Copy exactly the lines from the line containing "Rebuild this diagram" to the line containing "width=107.25pt,minimum height=56.25pt](intern) at", both lines included, and omit any pictures.

_Listing_.

____________________

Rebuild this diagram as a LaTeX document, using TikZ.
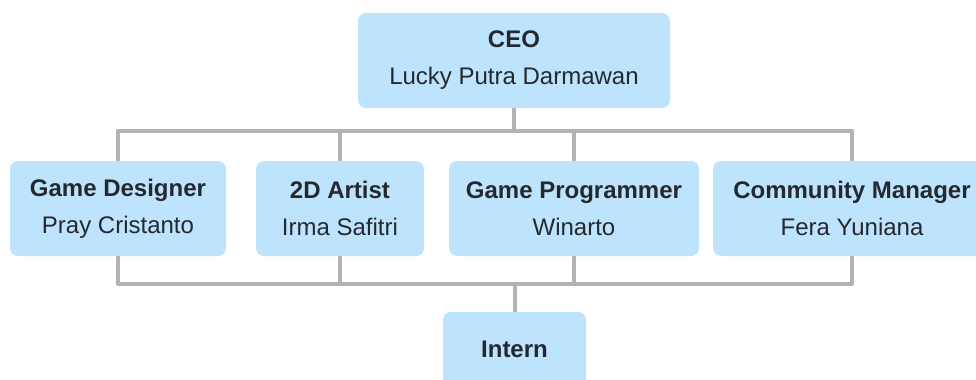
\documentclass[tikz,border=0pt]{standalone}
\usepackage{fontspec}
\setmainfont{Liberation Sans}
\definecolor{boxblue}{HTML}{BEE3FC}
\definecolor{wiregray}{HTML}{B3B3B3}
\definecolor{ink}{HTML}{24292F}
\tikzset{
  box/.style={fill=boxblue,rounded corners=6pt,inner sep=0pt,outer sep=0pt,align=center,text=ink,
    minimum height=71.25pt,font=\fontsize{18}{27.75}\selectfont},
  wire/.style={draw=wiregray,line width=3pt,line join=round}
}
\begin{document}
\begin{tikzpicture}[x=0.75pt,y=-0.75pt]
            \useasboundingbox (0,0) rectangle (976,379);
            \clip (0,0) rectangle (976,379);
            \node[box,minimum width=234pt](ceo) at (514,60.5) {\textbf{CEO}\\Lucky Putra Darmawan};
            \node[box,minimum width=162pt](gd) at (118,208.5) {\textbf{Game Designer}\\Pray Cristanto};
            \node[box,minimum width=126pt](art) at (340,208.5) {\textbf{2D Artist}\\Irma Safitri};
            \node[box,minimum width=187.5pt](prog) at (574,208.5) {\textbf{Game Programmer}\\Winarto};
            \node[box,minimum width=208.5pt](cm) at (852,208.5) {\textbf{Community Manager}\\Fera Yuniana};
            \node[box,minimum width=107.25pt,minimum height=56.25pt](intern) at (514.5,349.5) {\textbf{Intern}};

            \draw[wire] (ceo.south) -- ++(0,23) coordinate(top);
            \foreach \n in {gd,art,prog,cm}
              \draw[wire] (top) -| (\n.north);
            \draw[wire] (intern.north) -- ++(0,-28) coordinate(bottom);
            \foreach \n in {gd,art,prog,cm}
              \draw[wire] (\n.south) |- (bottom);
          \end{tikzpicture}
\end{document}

____________________

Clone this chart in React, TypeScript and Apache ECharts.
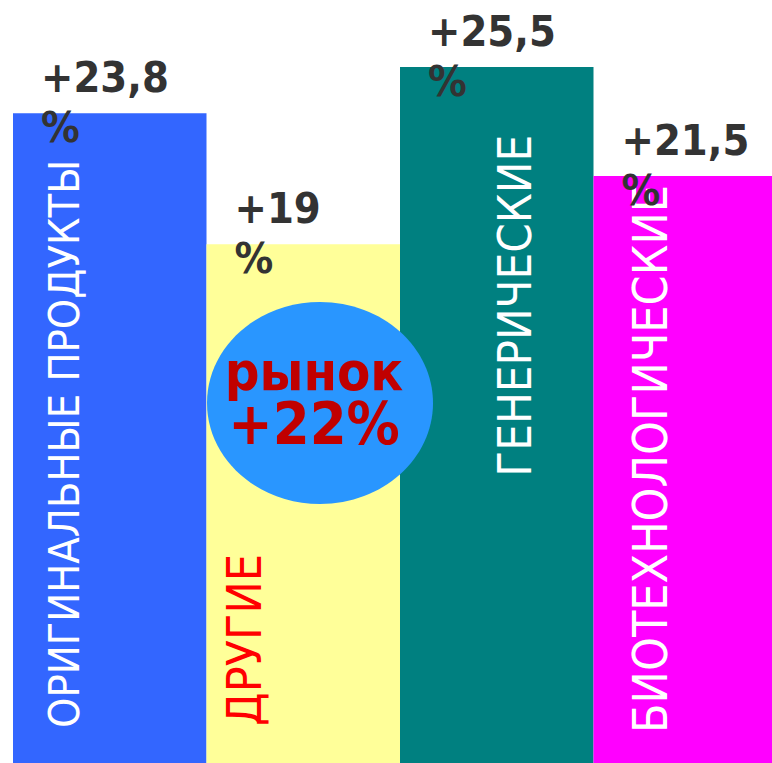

____________________

_The solution_.
Rebuild this diagram as a LaTeX document, using TikZ.
\documentclass[tikz,border=0pt]{standalone}
\usepackage{fontspec}
\setmainfont{Liberation Sans}
\definecolor{boxblue}{HTML}{BEE3FC}
\definecolor{wiregray}{HTML}{B3B3B3}
\definecolor{ink}{HTML}{24292F}
\tikzset{
  box/.style={fill=boxblue,rounded corners=6pt,inner sep=0pt,outer sep=0pt,align=center,text=ink,
    minimum height=71.25pt,font=\fontsize{18}{27.75}\selectfont},
  wire/.style={draw=wiregray,line width=3pt,line join=round}
}
\begin{document}
\begin{tikzpicture}[x=0.75pt,y=-0.75pt]
            \useasboundingbox (0,0) rectangle (976,379);
            \clip (0,0) rectangle (976,379);
            \node[box,minimum width=234pt](ceo) at (514,60.5) {\textbf{CEO}\\Lucky Putra Darmawan};
            \node[box,minimum width=162pt](gd) at (118,208.5) {\textbf{Game Designer}\\Pray Cristanto};
            \node[box,minimum width=126pt](art) at (340,208.5) {\textbf{2D Artist}\\Irma Safitri};
            \node[box,minimum width=187.5pt](prog) at (574,208.5) {\textbf{Game Programmer}\\Winarto};
            \node[box,minimum width=208.5pt](cm) at (852,208.5) {\textbf{Community Manager}\\Fera Yuniana};
            \node[box,minimum width=107.25pt,minimum height=56.25pt](intern) at (514.5,349.5) {\textbf{Intern}};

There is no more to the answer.